Se si aggiunge a questo aspetto che anche le industrie suscettibili di scambi sono fortemente influenzate dalla domanda interna, si scopre che la globalizzazione non ha, di fatto, cambiato poi di tanto le regole.

Dovrei anche ricordare Nakamura e Steinsson (disponibile in pdf), che usano le variazioni regionali per stimare le dimensioni del moltiplicatore della spesa pubblica [2]; essi lo determinano per le singole regioni degli Stati Uniti, si avvicina a circa un fattore 1,5. E l’economia degli Stati Uniti è molto meno aperta di qualcuna delle sue regioni, cosicché il moltiplicatore complessivo dovrebbe essere più ampio. Ancora una volta, in apparenza la globalizzazione non ha cambiato le cose fondamentali.

Nel lungo periodo, Keynes è ancora vivo.


[1] La tabella mostra, se ben capisco, la percentuale degli occupati che si realizza nei vari settori suscettibili di scambi commerciali.

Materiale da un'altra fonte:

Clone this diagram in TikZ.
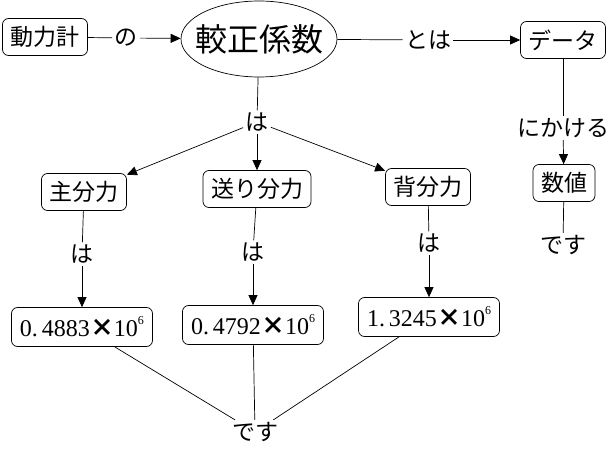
\documentclass[tikz,border=0pt]{standalone}
\usepackage{fontspec}
\setmainfont{Liberation Serif}
\newfontfamily\cjk{Noto Sans CJK JP}
\usetikzlibrary{arrows.meta,shapes.geometric}

\begin{document}
\begin{tikzpicture}[x=1pt,y=-1pt,>={Triangle[length=10pt,width=9pt]},line width=0.7pt,
		box/.style={draw,rounded corners=6pt,inner xsep=8pt,minimum height=37pt,font=\cjk\fontsize{23}{23}\selectfont},
		numbox/.style={draw,rounded corners=6pt,minimum width=141pt,minimum height=39pt,font=\fontsize{24}{24}\selectfont},
		word/.style={inner sep=2pt,font=\cjk\fontsize{23}{23}\selectfont}]
		\useasboundingbox (0,0) rectangle (613,449);
		\node[box] (keiki) at (45,37) {動力計};
		\node[word] (no) at (126,38) {の};
		\node[draw,ellipse,minimum width=156pt,minimum height=76pt,inner sep=0pt,%
		font=\cjk\fontsize{32}{32}\selectfont] (keisu) at (259,39) {\makebox[0pt]{較正係数}};
		\node[word] (toha) at (428,40) {とは};
		\node[box] (data) at (563,40) {データ};
		\node[word] (nikakeru) at (563,128) {にかける};
		\node[box] (suuchi) at (564,183) {数値};
		\node[word] (desu1) at (563,245) {です};
		\node[word] (ha0) at (257,122) {は};
		\node[word] (desu2) at (255,432) {です};
		\draw (keiki) -- (no);
		\draw[->] (no) -- (keisu);
		\draw (keisu) -- (toha);
		\draw[->] (toha) -- (data);
		\draw (data) -- (nikakeru);
		\draw[->] (nikakeru) -- (suuchi);
		\draw (suuchi) -- (desu1);
		\draw (keisu) -- (ha0);
		\foreach \i/\xa/\ya/\lbl/\yb/\xc/\yc/\val in {
			1/84/192/主分力/254/82/327/0.\,4883,
			2/257/189/送り分力/252/253/325/0.\,4792,
			3/428/187/背分力/243/429/317/1.\,3245}{
			\node[box] (f\i) at (\xa,\ya) {\lbl};
			\node[word] (h\i) at (\xc,\yb) {は};
			\node[numbox] (v\i) at (\xc,\yc) {\val{\cjk\bfseries ×}10\raisebox{1.1ex}{\fontsize{12}{12}\selectfont 6}};
			\draw[->] (ha0) -- (f\i);
			\draw (f\i) -- (h\i);
			\draw[->] (h\i) -- (v\i);
			\draw (v\i) -- (desu2);
		}
\end{tikzpicture}
\end{document}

Ma la fetta celeste è appannaggio dei settori non-suscettibili di scambi, che dunque sono il 60% degli occupati. Non mi è chiaro cosa siano i “non-scambiabili”, considerato che tra gli “scambiabili” ci sono pure la pubblica amministrazione e l’istruzione (ma anche Krugman nota che in molti casi i settori “scambiabili” sono molto dipendenti dalla domanda interna ….)

[2] Vedi a “multiplier” sulle note della traduzione.